Abstract Pre-existing and induced leakage pathways in subsurface CO2 storage reservoirs pose a threat to long-term CO2 storage. A potential preventative solution to CO2 escape is the use of CO2-sensitive chemicals. These chemicals change from liquid to solid or solid-like state upon contact with CO2, and create an in-situ barrier to flow. This study explores CO2-sensitive materials and the mechanisms by which they can seal the leakage routes in subsurface CO2 storage sites. In this article we surveyed a wide range of reactions that are influenced or triggered by CO2, whose products may potentially seal geological formations. We classified these reactions based on their sealing mechanisms into two categories. First group of reactions produce solids or gels, which completely fill the pore space and plug the hosting porous/fractured medium.
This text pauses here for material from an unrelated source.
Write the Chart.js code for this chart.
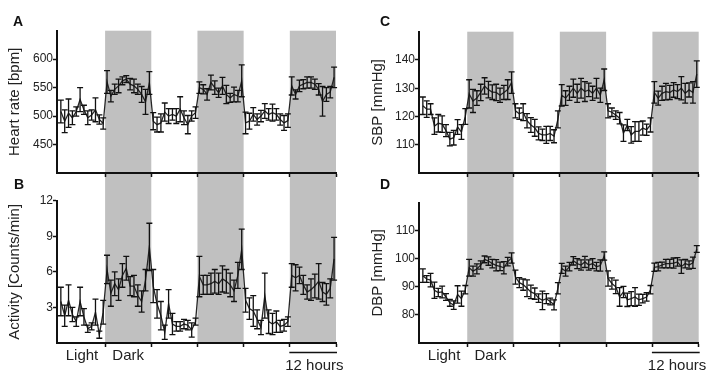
<!DOCTYPE html>
<html><head><meta charset="utf-8">
<script src="https://cdn.jsdelivr.net/npm/chart.js@4"></script>
<style>
html,body{margin:0;padding:0;background:#fff;}
#wrap{position:relative;width:709px;height:390px;overflow:hidden;font-family:'Liberation Sans',Arial,sans-serif;}
canvas{position:absolute;}
.lbl{position:absolute;font-weight:bold;font-size:14px;color:#111;line-height:14px;}
</style></head><body>
<div id="wrap">
<canvas id="cA" width="354" height="187" style="left:0;top:0"></canvas>
<canvas id="cB" width="354" height="203" style="left:0;top:187px"></canvas>
<canvas id="cC" width="354" height="187" style="left:355px;top:0"></canvas>
<canvas id="cD" width="354" height="203" style="left:355px;top:187px"></canvas>
<div class="lbl" style="left:13px;top:14px">A</div>
<div class="lbl" style="left:14px;top:177px">B</div>
<div class="lbl" style="left:380px;top:14px">C</div>
<div class="lbl" style="left:380px;top:177px">D</div>
</div>
<script>
// ---- data (hourly means over 3 light/dark cycles, 12 h each) ----
const HOURS = Array.from({length: 72}, (_, i) => i + 0.5);   // mid-hour time stamps
const DARK_PHASES = [[12, 24], [36, 48], [60, 72]];
const X_LABELS = {6: 'Light', 18: 'Dark'};

const hrMean = [508,491,505,497,508,529,511,497,502,511,494,487,
  560,535,547,553,562,565,556,553,547,538,525,558,
  491,485,488,507,500,503,500,512,497,485,500,506,
  550,547,538,559,550,541,553,538,532,538,535,562,
  488,491,503,494,500,509,503,506,503,494,488,492,
  553,538,553,556,559,559,556,547,526,538,542,568];
const hrErr = [20,20,25,12,8,21,8,12,9,21,8,10,
  20,10,9,12,7,6,10,12,9,14,22,20,
  15,13,16,16,13,10,13,22,12,16,9,10,
  10,8,10,13,12,8,15,16,8,13,10,28,
  19,14,12,10,10,13,10,15,10,10,13,12,
  16,8,10,8,10,10,9,10,26,12,10,18];

const actMean = [3.5,2.3,3.6,2.4,1.8,3.5,2.2,1.2,1.4,2.6,0.7,2.6,
  6.2,4.2,5.0,4.5,5.7,6.3,4.8,4.8,4.0,3.5,5.3,8.1,
  4.8,3.3,2.3,0.9,3.3,1.6,1.4,1.4,1.6,1.5,1.1,1.8,
  5.6,4.9,4.9,5.0,5.2,5.0,5.4,5.2,4.9,4.4,5.7,7.9,
  3.6,2.9,2.7,2.0,1.3,4.0,1.8,1.6,1.8,1.4,1.5,1.8,
  5.7,5.5,5.7,4.9,4.3,4.5,4.8,5.2,4.3,4.1,4.6,7.1];
const actErr = [1.2,0.9,1.3,0.6,0.4,1.2,0.7,0.3,0.3,1.1,0.3,1.0,
  1.2,1.1,1.0,0.9,1.0,1.0,0.8,0.9,0.9,0.9,0.9,2.0,
  1.4,1.2,1.2,0.6,1.2,0.9,0.4,0.4,0.4,0.4,0.6,0.3,
  1.7,0.8,0.8,0.9,1.0,0.9,1.1,1.0,1.0,0.9,1.1,1.7,
  1.0,0.9,1.3,0.8,0.6,1.9,1.0,0.9,0.9,0.5,0.5,0.4,
  1.0,1.1,0.7,0.8,0.6,0.9,1.0,1.5,0.8,0.9,0.8,1.8];

const sbpMean = [123.8,122.6,122.6,116.6,117.6,117.3,115,112,112.5,116.3,114.5,120,
  128,125.5,126.5,128.5,130.8,129.5,128.6,128.5,127.5,128.5,129.5,132,
  122,121,121.5,118.5,117,116,114,113.5,113.5,114,113,119,
  127.5,126.5,128.2,130,128.2,130,128.8,129.4,128.2,130,127.5,133,
  122,121.5,120.5,119.4,114.1,117,113.5,114.7,114.7,115.9,115.3,117,
  128.5,126.5,128.2,128.8,128.5,129.4,128.8,130,128.2,129.4,128.5,135];
const sbpErr = [3.1,2.9,1.9,2.9,3.1,2.9,2.1,2.4,2.6,2.6,2.6,2.8,
  5.0,4.1,2.6,2.9,2.9,2.9,2.6,2.9,2.5,2.5,3.5,3.8,
  2.5,2,3,2.5,2.6,3,2.3,2,3,2.5,2.3,3,
  3.8,2.6,2.5,3.2,3.2,3.5,3.5,2.4,2.5,3.5,2.5,3.8,
  2.5,1.5,1.5,2,2.9,2,2.9,3.5,3.5,2.5,2,2.5,
  3.8,2.5,2.5,2.9,2.5,2.6,2.5,4.1,3.5,2.5,3.8,4.7];

const dbpMean = [94,92.8,92.4,88.8,88,88.2,86.4,84.3,83.5,87.3,85.8,89,
  96.8,95.6,96.4,97.8,99.8,99.2,98.3,97.7,97.3,96.8,99,100.3,
  93.5,91.5,90.8,89.5,88.2,87.6,86,85.2,85.8,84.8,83.6,89.5,
  96.6,95.6,97.2,99.3,98.3,97.8,98.9,97.8,98.3,97.2,97.6,101,
  93,91.2,90,86.4,88.2,85.4,85.8,86.4,85.4,85.8,86.4,89,
  97,97.2,97.8,98.3,98.3,98.5,98.9,97.2,98.3,97.8,98.6,103.5];
const dbpErr = [2.4,1.2,2.4,2.9,1.5,2.1,1.2,1.2,1.5,3.1,2.7,1.5,
  3,1.8,1.8,1.5,1.2,1.5,1.5,2,1.5,2.2,1.5,1.8,
  2.5,1.8,2,3,2.4,2,1.5,3.3,1.8,1.2,1.8,2,
  1.8,1.8,1.5,1.5,1.8,1.8,2,1.8,1.8,1.5,2,1.5,
  2.7,2,2.4,3.3,2,2.4,2.5,3.3,2,1.5,1.5,1.5,
  1.5,1.5,1,1.5,1.5,1.8,1.5,2.4,1.5,1.5,2,1.2];

const hrTicks = [450, 500, 550, 600];
const actTicks = [3, 6, 9, 12];
const sbpTicks = [110, 120, 130, 140];
const dbpTicks = [80, 90, 100, 110];

// ---- drawing ----
const FONT = "'Liberation Sans', Arial, sans-serif";
Chart.defaults.font.family = FONT;

const shadePlugin = {
  id: 'shade',
  beforeDraw(chart, args, opts) {
    const {ctx, chartArea, scales: {x}} = chart;
    const y0 = opts.upper ? chartArea.top : 0;
    const y1 = opts.upper ? chart.height : chartArea.bottom;
    ctx.save();
    ctx.fillStyle = '#c0c0c0';
    DARK_PHASES.forEach(([a, b]) => {
      const xa = x.getPixelForValue(a), xb = x.getPixelForValue(b);
      ctx.fillRect(xa, y0, xb - xa, y1 - y0);
    });
    ctx.restore();
  }
};

const errPlugin = {
  id: 'errbars',
  afterDatasetsDraw(chart, args, opts) {
    const {ctx, scales: {x, y}} = chart;
    const pts = chart.data.datasets[0].data;
    ctx.save();
    ctx.strokeStyle = '#111';
    ctx.lineWidth = 1.3;
    pts.forEach((p, i) => {
      const e = opts.errs[i];
      const px = x.getPixelForValue(p.x);
      const yt = y.getPixelForValue(p.y + e), yb = y.getPixelForValue(p.y - e);
      ctx.beginPath();
      ctx.moveTo(px, yt); ctx.lineTo(px, yb);
      ctx.moveTo(px - 3, yt); ctx.lineTo(px + 3, yt);
      ctx.moveTo(px - 3, yb); ctx.lineTo(px + 3, yb);
      ctx.stroke();
    });
    ctx.restore();
  }
};

const hoursPlugin = {
  id: 'hoursbar',
  afterDraw(chart, args, opts) {
    if (!opts.show) return;
    const {ctx, chartArea, scales: {x}} = chart;
    const xa = x.getPixelForValue(60), xb = x.getPixelForValue(72);
    const yy = chartArea.bottom + 9.5;
    ctx.save();
    ctx.strokeStyle = '#111';
    ctx.lineWidth = 1.3;
    ctx.beginPath(); ctx.moveTo(xa - 0.5, yy); ctx.lineTo(xb + 1, yy); ctx.stroke();
    ctx.fillStyle = '#222';
    ctx.font = '15px ' + FONT;
    ctx.textAlign = 'center';
    ctx.textBaseline = 'middle';
    ctx.fillText('12 hours', (xa + xb) / 2 + 1.5, yy + 13.5);
    ctx.restore();
  }
};

function panel(id, mean, err, o) {
  return new Chart(document.getElementById(id), {
    type: 'line',
    data: {
      datasets: [{
        data: HOURS.map((h, i) => ({x: h, y: mean[i]})),
        borderColor: '#262626', borderWidth: 1.3, pointRadius: 0, tension: 0
      }]
    },
    options: {
      responsive: false, animation: false, devicePixelRatio: 1,
      layout: {padding: {left: o.padL, right: o.padR, top: o.padT, bottom: 0}},
      plugins: {
        legend: {display: false}, tooltip: {enabled: false},
        shade: {upper: o.upper}, errbars: {errs: err}, hoursbar: {show: o.bottom}
      },
      scales: {
        x: {
          type: 'linear', min: -0.5, max: 72,
          afterBuildTicks: s => { s.ticks = (o.bottom ? [6, 12, 18, 24, 36, 48, 60, 72] : [12, 24, 36, 48, 60, 72]).map(v => ({value: v})); },
          afterFit: s => { s.height = o.xH; },
          grid: {drawOnChartArea: false, drawTicks: true, tickLength: 4, tickWidth: 1.5,
            tickColor: c => (c.tick && c.tick.value % 12 === 0) ? '#111' : 'rgba(0,0,0,0)'},
          border: {color: '#111', width: 2},
          ticks: {display: o.bottom, autoSkip: false, maxRotation: 0, padding: 0,
            font: {size: 15}, color: '#222', callback: v => X_LABELS[v] || ''}
        },
        y: {
          min: o.min, max: o.max,
          afterBuildTicks: s => { s.ticks = o.ticks.map(v => ({value: v})); },
          afterFit: s => { s.width = o.yW; },
          grid: {drawOnChartArea: false, tickLength: 4, tickWidth: 1.5, tickColor: '#111'},
          border: {color: '#111', width: 2},
          ticks: {padding: 0, font: {size: 12}, color: '#222'},
          title: {display: true, text: o.title, font: {size: 15}, color: '#222', padding: {top: 5.5, bottom: 0}}
        }
      }
    },
    plugins: [shadePlugin, errPlugin, hoursPlugin]
  });
}

panel('cA', hrMean, hrErr, {padL: 0, padR: 18, padT: 30.7, xH: 14, yW: 57, min: 400, max: 650, ticks: hrTicks, title: 'Heart rate [bpm]', upper: true, bottom: false});
panel('cB', actMean, actErr, {padL: 0, padR: 18, padT: 13.7, xH: 47, yW: 57, min: 0, max: 12, ticks: actTicks, title: 'Activity [Counts/min]', upper: false, bottom: true});
panel('cC', sbpMean, sbpErr, {padL: 8, padR: 10.3, padT: 31.7, xH: 14, yW: 56, min: 100, max: 150, ticks: sbpTicks, title: 'SBP [mmHg]', upper: true, bottom: false});
panel('cD', dbpMean, dbpErr, {padL: 8, padR: 10.3, padT: 15.7, xH: 47, yW: 56, min: 70, max: 120, ticks: dbpTicks, title: 'DBP [mmHg]', upper: false, bottom: true});
</script>
</body></html>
Second group of reactions involves suspensions of CO2-sensitive particles. These particles may grow or aggregate upon contact with CO2, and eventually block the hosting pores/fractures. CO 2 triggers gelation through various mechanisms. It is known to crosslink molecules with amino groups on their side chains, even at high pressures and temperatures. At room temperature, CO2 triggers the gelation of aliphatic amines. Furthermore, CO2 triggers other gelation reactions by creating an acidic environment or decreasing the solubility of water-soluble polymers. The other sealing mechanism induced by CO2 is salt precipitation. Solid formation through this mechanism is the result of mineral carbonation and eventual formation of insoluble salts. The third mechanism of solid formation is resin solidification after the initial aqueous compound is exposed to high concentrations of CO2. Finally, some polymeric particles swell or aggregate upon contact with CO2. As these particles grow in size due to the aforementioned mechanisms, they block the flow pathways inside the pores and fractures. This study provides a list of candidate chemicals that may be used as preventative sealing agents in subsurface CO2 reservoirs. It also highlights their limitations and the lack of knowledge on their performance in terms of reaction viability and seal stability and durability at elevated temperatures, pressures, and salinities.